## The problem
Skip the pictures and repeat each line of the data exactly.

## Dataset excerpt
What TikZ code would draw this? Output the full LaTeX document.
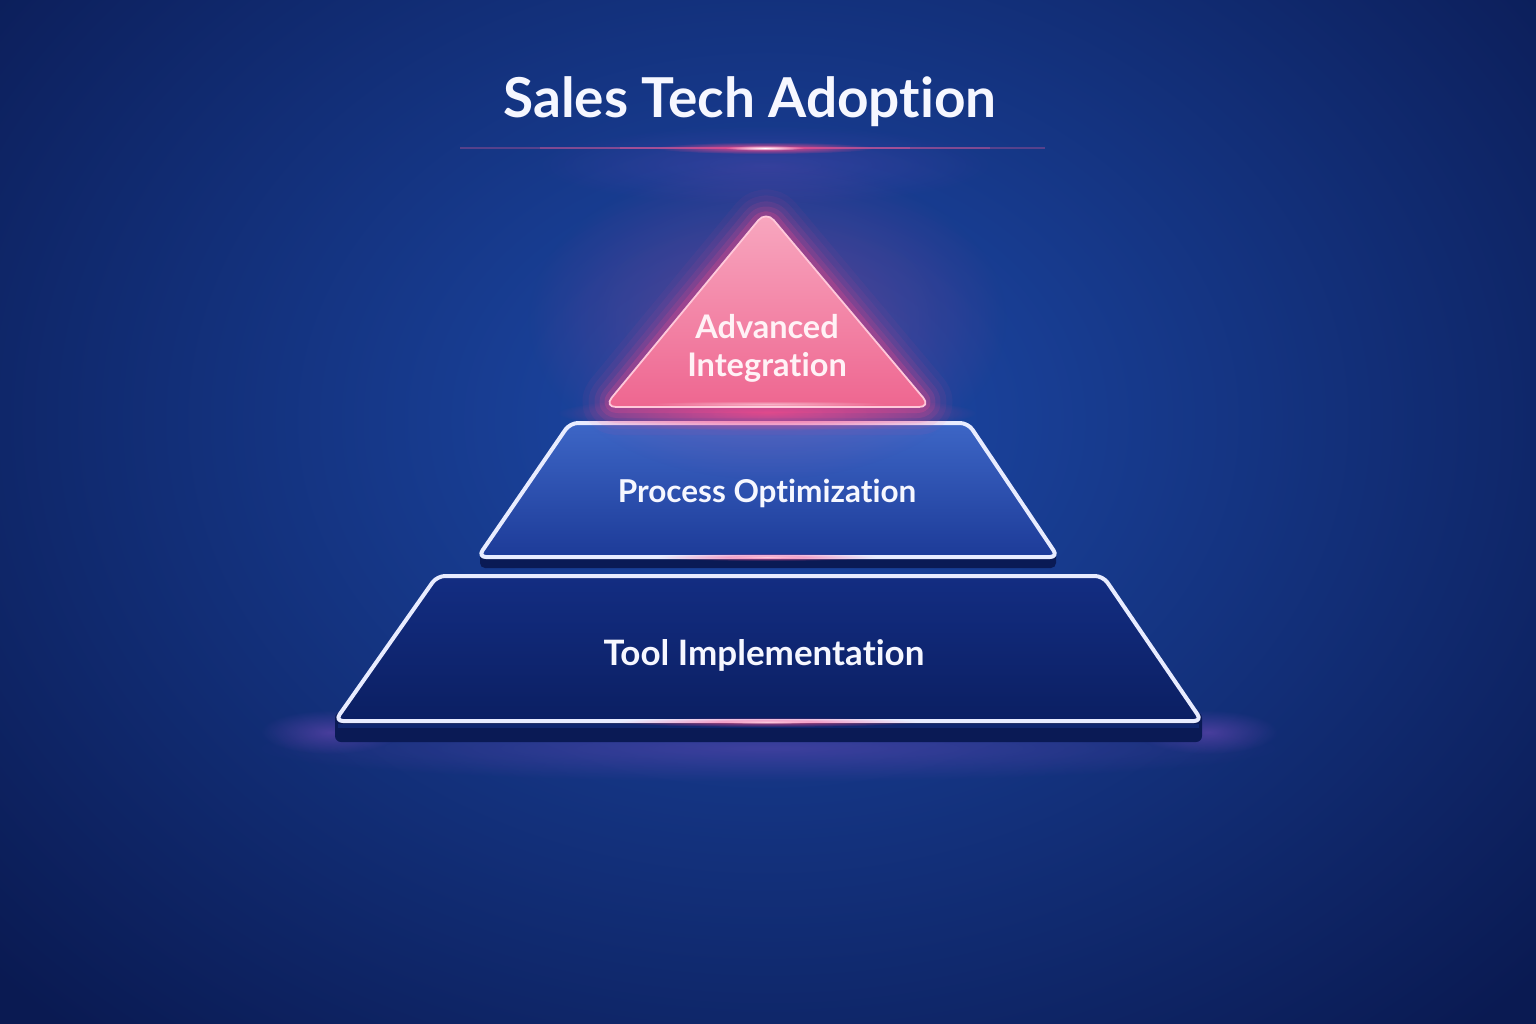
\documentclass[tikz,border=0pt]{standalone}
\usepackage{fontspec}
\setmainfont{Lato}[Ligatures=NoCommon]
\usetikzlibrary{fadings}
\tikzfading[name=glowfade, inner color=transparent!0, outer color=transparent!100]
\definecolor{bgout}{HTML}{0A1A52}
\definecolor{bgin}{HTML}{1D4AAA}
\definecolor{glowpink}{HTML}{FF4A8A}
\definecolor{linepink}{HTML}{D0589A}
\definecolor{tritop}{HTML}{F8A8C0}
\definecolor{tribot}{HTML}{EE6690}
\definecolor{triedge}{HTML}{FFC8DA}
\definecolor{midtop}{HTML}{3D66C6}
\definecolor{midbot}{HTML}{1D3B98}
\definecolor{bottop}{HTML}{132D82}
\definecolor{botbot}{HTML}{0B1F62}
\definecolor{slabcol}{HTML}{0A1A55}
\definecolor{edgecol}{HTML}{E8ECFF}
\definecolor{txtcol}{HTML}{F6F7FF}
\definecolor{tritxt}{HTML}{FFF2F6}
\definecolor{haze}{HTML}{8A50C8}
\tikzset{
  titletext/.style={font=\fontsize{55}{60}\selectfont\bfseries, text=txtcol, inner sep=0},
  label/.style={font=\fontsize{#1}{38}\selectfont\bfseries, text=txtcol, inner sep=0, align=center},
  label/.default=31.5,
  edge/.style={draw=edgecol, line width=4, rounded corners=8, line join=round},
}
\begin{document}
\begin{tikzpicture}[x=1pt,y=-1pt]
\useasboundingbox (0,0) rectangle (1536,1024);
% background
\begin{scope}
\clip (0,0) rectangle (1536,1024);
\fill[bgout] (0,0) rectangle (1536,1024);
\shade[inner color=bgin, outer color=bgout] (768,420) ellipse (1050 and 820);
\end{scope}

% title
\node[titletext] (title) at (750,102) {Sales Tech Adoption};
\fill[haze, opacity=0.25, path fading=glowfade] (765,165) ellipse (230 and 40);
\fill[linepink, opacity=0.35] (460,147) rectangle (1045,149.5);
\fill[linepink, opacity=0.35] (540,147) rectangle (990,149.5);
\fill[linepink, opacity=0.4] (620,147) rectangle (910,149.5);
\fill[glowpink, opacity=0.9, path fading=glowfade] (765,148) ellipse (110 and 6);
\fill[white, path fading=glowfade] (765,148) ellipse (40 and 2.5);

% coordinates
\coordinate (apex) at (766,211);
\coordinate (tbl) at (604,407);
\coordinate (tbr) at (931,407);
\coordinate (mtl) at (570,423);
\coordinate (mtr) at (968,423);
\coordinate (mbr) at (1058,557);
\coordinate (mbl) at (478,557);
\coordinate (btl) at (437,576);
\coordinate (btr) at (1103,576);
\coordinate (bbr) at (1202,721);
\coordinate (bbl) at (335,721);

% haze under pyramid
\fill[haze, opacity=0.35, path fading=glowfade] (768,748) ellipse (520 and 34);
\fill[haze, opacity=0.45, path fading=glowfade] (330,732) ellipse (70 and 22);
\fill[haze, opacity=0.45, path fading=glowfade] (1208,732) ellipse (70 and 22);

% bottom tier
\fill[slabcol, rounded corners=6] (335,712) -- (1202,712) -- (1202,742) -- (335,742) -- cycle;
\fill[bottop!80!bgin, opacity=0.5] (338,724) rectangle (1199,728);
\shade[top color=bottop, bottom color=botbot, rounded corners=8] (btl) -- (btr) -- (bbr) -- (bbl) -- cycle;
\draw[edge] (btl) -- (btr) -- (bbr) -- (bbl) -- cycle;
\fill[glowpink, opacity=0.7, path fading=glowfade] (767,722) ellipse (150 and 5);
\fill[white, opacity=0.6, path fading=glowfade] (767,722) ellipse (50 and 2);
\node[label=35] (tool) at (764,655) {Tool Implementation};

% middle tier
\fill[slabcol, rounded corners=5] (480,550) -- (1056,550) -- (1056,568) -- (480,568) -- cycle;
\shade[top color=midtop, bottom color=midbot, rounded corners=8] (mtl) -- (mtr) -- (mbr) -- (mbl) -- cycle;
\draw[edge] (mtl) -- (mtr) -- (mbr) -- (mbl) -- cycle;
\fill[glowpink, opacity=0.7, path fading=glowfade] (767,557) ellipse (110 and 4);
\fill[white, opacity=0.6, path fading=glowfade] (767,557) ellipse (40 and 1.6);
\node[label] (proc) at (767,493) {Process Optimization};

% top triangle glow
\fill[glowpink, opacity=0.75, path fading=glowfade] (767,413) ellipse (210 and 18);
\fill[glowpink, opacity=0.3, path fading=glowfade] (767,320) ellipse (240 and 160);
\foreach \w/\o in {56/0.05,44/0.07,32/0.1,22/0.14,12/0.22}
  \draw[glowpink, line width=\w, opacity=\o, rounded corners=14, line join=round] (apex) -- (tbr) -- (tbl) -- cycle;
\shade[top color=tritop, bottom color=tribot, rounded corners=12] (apex) -- (tbr) -- (tbl) -- cycle;
\draw[triedge, line width=1.8, rounded corners=12, line join=round] (apex) -- (tbr) -- (tbl) -- cycle;
\fill[white, opacity=0.5, path fading=glowfade] (767,404) ellipse (120 and 3);
\node[label=32.5, text=tritxt] (adv) at (767,348) {Advanced\\Integration};
\end{tikzpicture}
\end{document}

## Full solution
What TikZ code would draw this? Output the full LaTeX document.
\documentclass[tikz,border=0pt]{standalone}
\usepackage{fontspec}
\setmainfont{Lato}[Ligatures=NoCommon]
\usetikzlibrary{fadings}
\tikzfading[name=glowfade, inner color=transparent!0, outer color=transparent!100]
\definecolor{bgout}{HTML}{0A1A52}
\definecolor{bgin}{HTML}{1D4AAA}
\definecolor{glowpink}{HTML}{FF4A8A}
\definecolor{linepink}{HTML}{D0589A}
\definecolor{tritop}{HTML}{F8A8C0}
\definecolor{tribot}{HTML}{EE6690}
\definecolor{triedge}{HTML}{FFC8DA}
\definecolor{midtop}{HTML}{3D66C6}
\definecolor{midbot}{HTML}{1D3B98}
\definecolor{bottop}{HTML}{132D82}
\definecolor{botbot}{HTML}{0B1F62}
\definecolor{slabcol}{HTML}{0A1A55}
\definecolor{edgecol}{HTML}{E8ECFF}
\definecolor{txtcol}{HTML}{F6F7FF}
\definecolor{tritxt}{HTML}{FFF2F6}
\definecolor{haze}{HTML}{8A50C8}
\tikzset{
  titletext/.style={font=\fontsize{55}{60}\selectfont\bfseries, text=txtcol, inner sep=0},
  label/.style={font=\fontsize{#1}{38}\selectfont\bfseries, text=txtcol, inner sep=0, align=center},
  label/.default=31.5,
  edge/.style={draw=edgecol, line width=4, rounded corners=8, line join=round},
}
\begin{document}
\begin{tikzpicture}[x=1pt,y=-1pt]
\useasboundingbox (0,0) rectangle (1536,1024);
% background
\begin{scope}
\clip (0,0) rectangle (1536,1024);
\fill[bgout] (0,0) rectangle (1536,1024);
\shade[inner color=bgin, outer color=bgout] (768,420) ellipse (1050 and 820);
\end{scope}

% title
\node[titletext] (title) at (750,102) {Sales Tech Adoption};
\fill[haze, opacity=0.25, path fading=glowfade] (765,165) ellipse (230 and 40);
\fill[linepink, opacity=0.35] (460,147) rectangle (1045,149.5);
\fill[linepink, opacity=0.35] (540,147) rectangle (990,149.5);
\fill[linepink, opacity=0.4] (620,147) rectangle (910,149.5);
\fill[glowpink, opacity=0.9, path fading=glowfade] (765,148) ellipse (110 and 6);
\fill[white, path fading=glowfade] (765,148) ellipse (40 and 2.5);

% coordinates
\coordinate (apex) at (766,211);
\coordinate (tbl) at (604,407);
\coordinate (tbr) at (931,407);
\coordinate (mtl) at (570,423);
\coordinate (mtr) at (968,423);
\coordinate (mbr) at (1058,557);
\coordinate (mbl) at (478,557);
\coordinate (btl) at (437,576);
\coordinate (btr) at (1103,576);
\coordinate (bbr) at (1202,721);
\coordinate (bbl) at (335,721);

% haze under pyramid
\fill[haze, opacity=0.35, path fading=glowfade] (768,748) ellipse (520 and 34);
\fill[haze, opacity=0.45, path fading=glowfade] (330,732) ellipse (70 and 22);
\fill[haze, opacity=0.45, path fading=glowfade] (1208,732) ellipse (70 and 22);

% bottom tier
\fill[slabcol, rounded corners=6] (335,712) -- (1202,712) -- (1202,742) -- (335,742) -- cycle;
\fill[bottop!80!bgin, opacity=0.5] (338,724) rectangle (1199,728);
\shade[top color=bottop, bottom color=botbot, rounded corners=8] (btl) -- (btr) -- (bbr) -- (bbl) -- cycle;
\draw[edge] (btl) -- (btr) -- (bbr) -- (bbl) -- cycle;
\fill[glowpink, opacity=0.7, path fading=glowfade] (767,722) ellipse (150 and 5);
\fill[white, opacity=0.6, path fading=glowfade] (767,722) ellipse (50 and 2);
\node[label=35] (tool) at (764,655) {Tool Implementation};

% middle tier
\fill[slabcol, rounded corners=5] (480,550) -- (1056,550) -- (1056,568) -- (480,568) -- cycle;
\shade[top color=midtop, bottom color=midbot, rounded corners=8] (mtl) -- (mtr) -- (mbr) -- (mbl) -- cycle;
\draw[edge] (mtl) -- (mtr) -- (mbr) -- (mbl) -- cycle;
\fill[glowpink, opacity=0.7, path fading=glowfade] (767,557) ellipse (110 and 4);
\fill[white, opacity=0.6, path fading=glowfade] (767,557) ellipse (40 and 1.6);
\node[label] (proc) at (767,493) {Process Optimization};

% top triangle glow
\fill[glowpink, opacity=0.75, path fading=glowfade] (767,413) ellipse (210 and 18);
\fill[glowpink, opacity=0.3, path fading=glowfade] (767,320) ellipse (240 and 160);
\foreach \w/\o in {56/0.05,44/0.07,32/0.1,22/0.14,12/0.22}
  \draw[glowpink, line width=\w, opacity=\o, rounded corners=14, line join=round] (apex) -- (tbr) -- (tbl) -- cycle;
\shade[top color=tritop, bottom color=tribot, rounded corners=12] (apex) -- (tbr) -- (tbl) -- cycle;
\draw[triedge, line width=1.8, rounded corners=12, line join=round] (apex) -- (tbr) -- (tbl) -- cycle;
\fill[white, opacity=0.5, path fading=glowfade] (767,404) ellipse (120 and 3);
\node[label=32.5, text=tritxt] (adv) at (767,348) {Advanced\\Integration};
\end{tikzpicture}
\end{document}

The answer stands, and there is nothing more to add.